-- START OF Provided records --

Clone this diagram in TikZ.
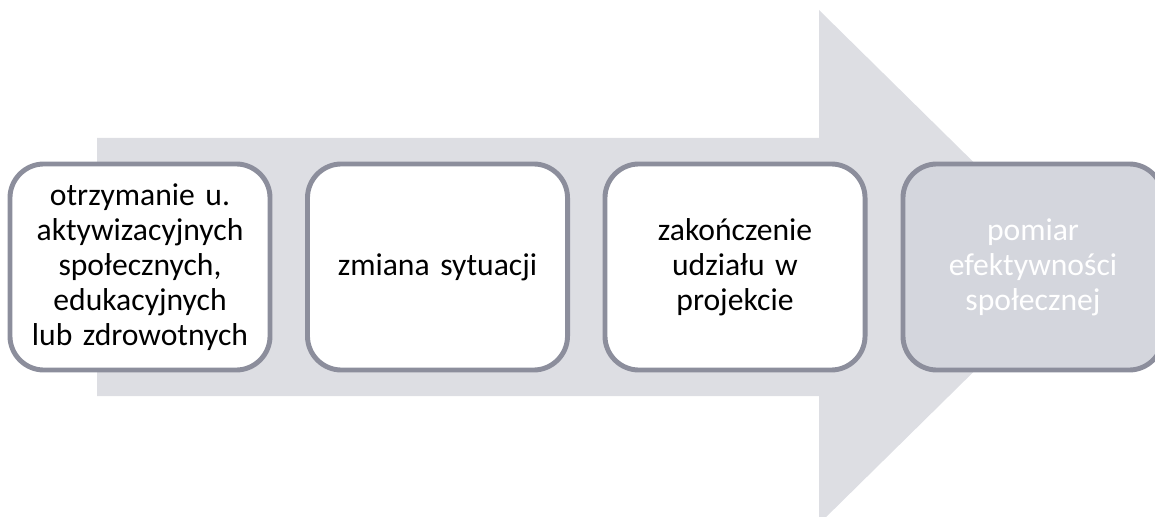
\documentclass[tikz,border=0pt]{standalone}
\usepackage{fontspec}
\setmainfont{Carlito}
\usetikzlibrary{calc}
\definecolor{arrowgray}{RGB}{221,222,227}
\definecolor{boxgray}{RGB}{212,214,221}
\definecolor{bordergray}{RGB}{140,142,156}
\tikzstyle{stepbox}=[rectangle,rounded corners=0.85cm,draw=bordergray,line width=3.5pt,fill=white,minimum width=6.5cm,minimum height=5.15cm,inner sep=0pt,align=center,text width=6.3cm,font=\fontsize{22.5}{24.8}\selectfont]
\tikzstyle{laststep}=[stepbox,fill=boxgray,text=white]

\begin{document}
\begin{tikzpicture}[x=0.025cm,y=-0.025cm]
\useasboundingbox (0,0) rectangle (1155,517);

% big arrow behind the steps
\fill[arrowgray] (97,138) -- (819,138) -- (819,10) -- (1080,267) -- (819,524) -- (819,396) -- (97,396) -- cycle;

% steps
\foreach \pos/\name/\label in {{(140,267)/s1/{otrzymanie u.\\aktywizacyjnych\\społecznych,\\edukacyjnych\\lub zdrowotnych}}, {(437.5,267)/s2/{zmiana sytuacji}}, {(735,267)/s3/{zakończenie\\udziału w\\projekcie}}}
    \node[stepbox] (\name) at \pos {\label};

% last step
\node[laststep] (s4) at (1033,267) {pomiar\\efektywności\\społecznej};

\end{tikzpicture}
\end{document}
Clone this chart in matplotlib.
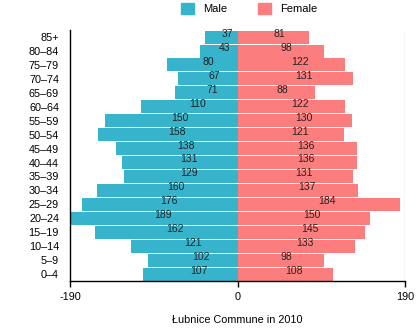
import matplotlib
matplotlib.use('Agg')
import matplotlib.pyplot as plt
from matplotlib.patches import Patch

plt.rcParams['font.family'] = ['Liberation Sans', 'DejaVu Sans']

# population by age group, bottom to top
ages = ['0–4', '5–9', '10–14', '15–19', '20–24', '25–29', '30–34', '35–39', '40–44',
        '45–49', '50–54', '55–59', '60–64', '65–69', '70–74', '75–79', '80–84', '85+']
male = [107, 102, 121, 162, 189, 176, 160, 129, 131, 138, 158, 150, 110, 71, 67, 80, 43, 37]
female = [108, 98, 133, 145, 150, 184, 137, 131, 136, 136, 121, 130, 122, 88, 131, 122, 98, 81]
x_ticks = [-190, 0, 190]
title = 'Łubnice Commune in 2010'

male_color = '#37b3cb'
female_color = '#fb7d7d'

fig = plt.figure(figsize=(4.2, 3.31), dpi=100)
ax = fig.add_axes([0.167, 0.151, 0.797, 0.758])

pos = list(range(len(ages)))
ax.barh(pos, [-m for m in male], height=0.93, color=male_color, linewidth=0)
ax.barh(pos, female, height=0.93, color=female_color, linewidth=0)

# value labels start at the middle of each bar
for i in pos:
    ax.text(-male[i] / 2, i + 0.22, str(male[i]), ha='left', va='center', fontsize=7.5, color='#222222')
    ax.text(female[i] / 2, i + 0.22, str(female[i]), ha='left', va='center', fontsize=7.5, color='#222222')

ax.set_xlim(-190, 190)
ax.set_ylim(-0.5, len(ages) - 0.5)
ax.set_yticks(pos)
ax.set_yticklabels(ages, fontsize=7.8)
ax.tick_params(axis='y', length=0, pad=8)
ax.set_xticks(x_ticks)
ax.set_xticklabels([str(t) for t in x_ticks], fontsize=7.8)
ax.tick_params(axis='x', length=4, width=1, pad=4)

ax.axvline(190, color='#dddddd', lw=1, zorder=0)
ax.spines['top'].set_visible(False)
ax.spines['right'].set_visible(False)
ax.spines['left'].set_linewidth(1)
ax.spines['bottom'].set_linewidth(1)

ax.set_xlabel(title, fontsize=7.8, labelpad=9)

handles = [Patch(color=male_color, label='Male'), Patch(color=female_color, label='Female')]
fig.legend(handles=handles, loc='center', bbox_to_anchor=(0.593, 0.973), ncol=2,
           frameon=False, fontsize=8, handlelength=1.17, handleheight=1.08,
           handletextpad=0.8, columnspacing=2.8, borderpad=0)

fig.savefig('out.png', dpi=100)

-- END OF Provided records --
-- START OF Provided records --

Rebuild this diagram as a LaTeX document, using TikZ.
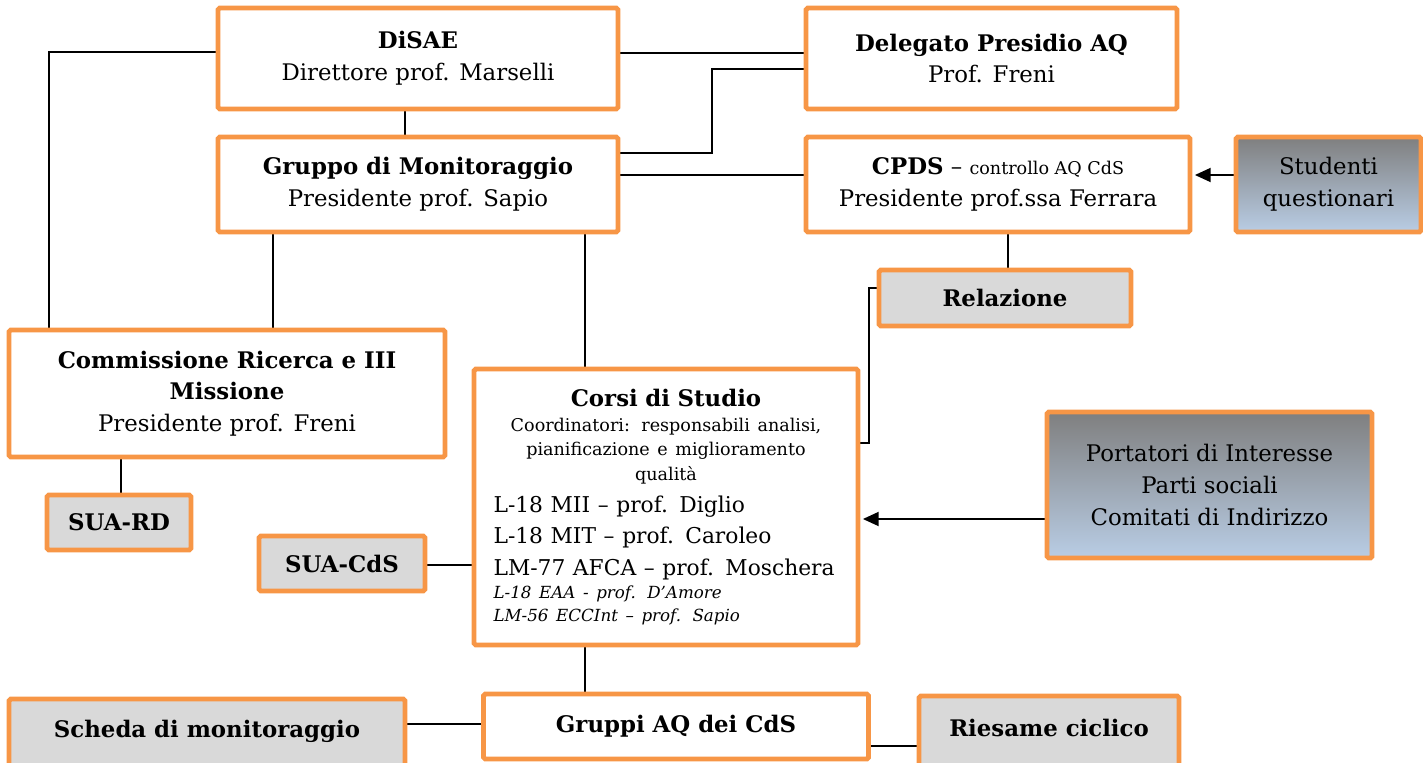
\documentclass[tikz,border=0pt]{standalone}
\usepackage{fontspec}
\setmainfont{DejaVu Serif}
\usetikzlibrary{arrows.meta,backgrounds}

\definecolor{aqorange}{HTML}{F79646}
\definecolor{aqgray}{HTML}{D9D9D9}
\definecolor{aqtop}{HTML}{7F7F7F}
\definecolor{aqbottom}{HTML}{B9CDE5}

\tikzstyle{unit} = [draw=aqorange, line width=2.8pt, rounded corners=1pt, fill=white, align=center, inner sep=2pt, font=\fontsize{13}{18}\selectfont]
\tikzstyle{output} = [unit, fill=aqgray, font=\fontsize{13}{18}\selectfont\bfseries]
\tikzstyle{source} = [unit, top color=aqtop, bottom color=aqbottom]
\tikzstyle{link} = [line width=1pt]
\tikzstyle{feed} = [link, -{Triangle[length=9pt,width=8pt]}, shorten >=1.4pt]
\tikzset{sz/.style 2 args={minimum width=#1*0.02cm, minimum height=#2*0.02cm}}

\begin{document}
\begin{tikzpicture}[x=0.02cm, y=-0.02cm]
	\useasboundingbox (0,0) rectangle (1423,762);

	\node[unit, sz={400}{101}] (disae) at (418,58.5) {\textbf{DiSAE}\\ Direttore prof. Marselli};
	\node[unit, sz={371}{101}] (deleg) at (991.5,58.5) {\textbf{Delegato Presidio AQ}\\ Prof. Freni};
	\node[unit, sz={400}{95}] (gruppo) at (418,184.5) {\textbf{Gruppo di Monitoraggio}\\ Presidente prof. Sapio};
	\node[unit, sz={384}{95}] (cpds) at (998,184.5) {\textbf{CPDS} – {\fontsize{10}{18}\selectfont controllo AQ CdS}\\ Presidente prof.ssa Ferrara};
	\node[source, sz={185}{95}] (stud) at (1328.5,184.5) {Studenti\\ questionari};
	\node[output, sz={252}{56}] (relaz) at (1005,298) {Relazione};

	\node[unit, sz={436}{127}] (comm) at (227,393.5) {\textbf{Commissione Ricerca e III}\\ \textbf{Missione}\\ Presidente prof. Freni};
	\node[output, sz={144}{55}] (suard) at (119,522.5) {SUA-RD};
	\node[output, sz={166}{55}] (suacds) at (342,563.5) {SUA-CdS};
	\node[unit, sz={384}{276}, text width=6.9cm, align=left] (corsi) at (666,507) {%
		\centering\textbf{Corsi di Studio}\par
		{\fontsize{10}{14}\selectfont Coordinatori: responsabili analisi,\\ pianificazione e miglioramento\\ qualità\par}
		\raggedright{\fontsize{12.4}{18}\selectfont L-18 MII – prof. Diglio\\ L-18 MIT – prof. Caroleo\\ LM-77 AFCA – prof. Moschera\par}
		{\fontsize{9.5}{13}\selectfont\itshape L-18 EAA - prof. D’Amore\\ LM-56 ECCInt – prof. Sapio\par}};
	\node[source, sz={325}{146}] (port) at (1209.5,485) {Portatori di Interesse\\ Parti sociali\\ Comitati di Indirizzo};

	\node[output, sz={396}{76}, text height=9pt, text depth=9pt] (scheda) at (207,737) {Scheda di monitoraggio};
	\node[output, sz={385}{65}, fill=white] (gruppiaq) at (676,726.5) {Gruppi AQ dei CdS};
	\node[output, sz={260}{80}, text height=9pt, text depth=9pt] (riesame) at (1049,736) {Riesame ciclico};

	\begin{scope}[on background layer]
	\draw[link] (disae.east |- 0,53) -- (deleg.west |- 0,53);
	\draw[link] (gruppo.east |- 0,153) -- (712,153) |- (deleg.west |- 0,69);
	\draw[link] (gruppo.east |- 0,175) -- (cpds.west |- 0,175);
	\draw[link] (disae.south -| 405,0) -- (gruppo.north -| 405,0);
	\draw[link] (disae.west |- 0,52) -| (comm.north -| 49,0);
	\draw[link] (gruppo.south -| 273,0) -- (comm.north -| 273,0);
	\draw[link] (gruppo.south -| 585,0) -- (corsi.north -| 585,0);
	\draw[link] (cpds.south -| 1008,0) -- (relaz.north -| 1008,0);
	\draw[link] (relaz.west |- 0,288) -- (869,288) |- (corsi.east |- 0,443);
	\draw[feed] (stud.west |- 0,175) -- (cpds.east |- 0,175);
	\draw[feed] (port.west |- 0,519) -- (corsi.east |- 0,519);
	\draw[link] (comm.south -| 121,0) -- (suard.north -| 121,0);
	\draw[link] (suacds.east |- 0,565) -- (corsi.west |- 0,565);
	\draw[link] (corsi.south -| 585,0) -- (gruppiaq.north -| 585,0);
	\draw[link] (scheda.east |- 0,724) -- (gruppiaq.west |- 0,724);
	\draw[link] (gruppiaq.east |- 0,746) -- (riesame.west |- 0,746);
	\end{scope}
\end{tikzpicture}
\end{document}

-- END OF Provided records --

Written instruction:
Extract the part of the records that opens with the line containing "Clone this chart in matplotlib." and closes with the line containing "fig.savefig('out.png', dpi=100)". Take only those lines, exactly, and no pictures.

Expected output:
Clone this chart in matplotlib.
import matplotlib
matplotlib.use('Agg')
import matplotlib.pyplot as plt
from matplotlib.patches import Patch

plt.rcParams['font.family'] = ['Liberation Sans', 'DejaVu Sans']

# population by age group, bottom to top
ages = ['0–4', '5–9', '10–14', '15–19', '20–24', '25–29', '30–34', '35–39', '40–44',
        '45–49', '50–54', '55–59', '60–64', '65–69', '70–74', '75–79', '80–84', '85+']
male = [107, 102, 121, 162, 189, 176, 160, 129, 131, 138, 158, 150, 110, 71, 67, 80, 43, 37]
female = [108, 98, 133, 145, 150, 184, 137, 131, 136, 136, 121, 130, 122, 88, 131, 122, 98, 81]
x_ticks = [-190, 0, 190]
title = 'Łubnice Commune in 2010'

male_color = '#37b3cb'
female_color = '#fb7d7d'

fig = plt.figure(figsize=(4.2, 3.31), dpi=100)
ax = fig.add_axes([0.167, 0.151, 0.797, 0.758])

pos = list(range(len(ages)))
ax.barh(pos, [-m for m in male], height=0.93, color=male_color, linewidth=0)
ax.barh(pos, female, height=0.93, color=female_color, linewidth=0)

# value labels start at the middle of each bar
for i in pos:
    ax.text(-male[i] / 2, i + 0.22, str(male[i]), ha='left', va='center', fontsize=7.5, color='#222222')
    ax.text(female[i] / 2, i + 0.22, str(female[i]), ha='left', va='center', fontsize=7.5, color='#222222')

ax.set_xlim(-190, 190)
ax.set_ylim(-0.5, len(ages) - 0.5)
ax.set_yticks(pos)
ax.set_yticklabels(ages, fontsize=7.8)
ax.tick_params(axis='y', length=0, pad=8)
ax.set_xticks(x_ticks)
ax.set_xticklabels([str(t) for t in x_ticks], fontsize=7.8)
ax.tick_params(axis='x', length=4, width=1, pad=4)

ax.axvline(190, color='#dddddd', lw=1, zorder=0)
ax.spines['top'].set_visible(False)
ax.spines['right'].set_visible(False)
ax.spines['left'].set_linewidth(1)
ax.spines['bottom'].set_linewidth(1)

ax.set_xlabel(title, fontsize=7.8, labelpad=9)

handles = [Patch(color=male_color, label='Male'), Patch(color=female_color, label='Female')]
fig.legend(handles=handles, loc='center', bbox_to_anchor=(0.593, 0.973), ncol=2,
           frameon=False, fontsize=8, handlelength=1.17, handleheight=1.08,
           handletextpad=0.8, columnspacing=2.8, borderpad=0)

fig.savefig('out.png', dpi=100)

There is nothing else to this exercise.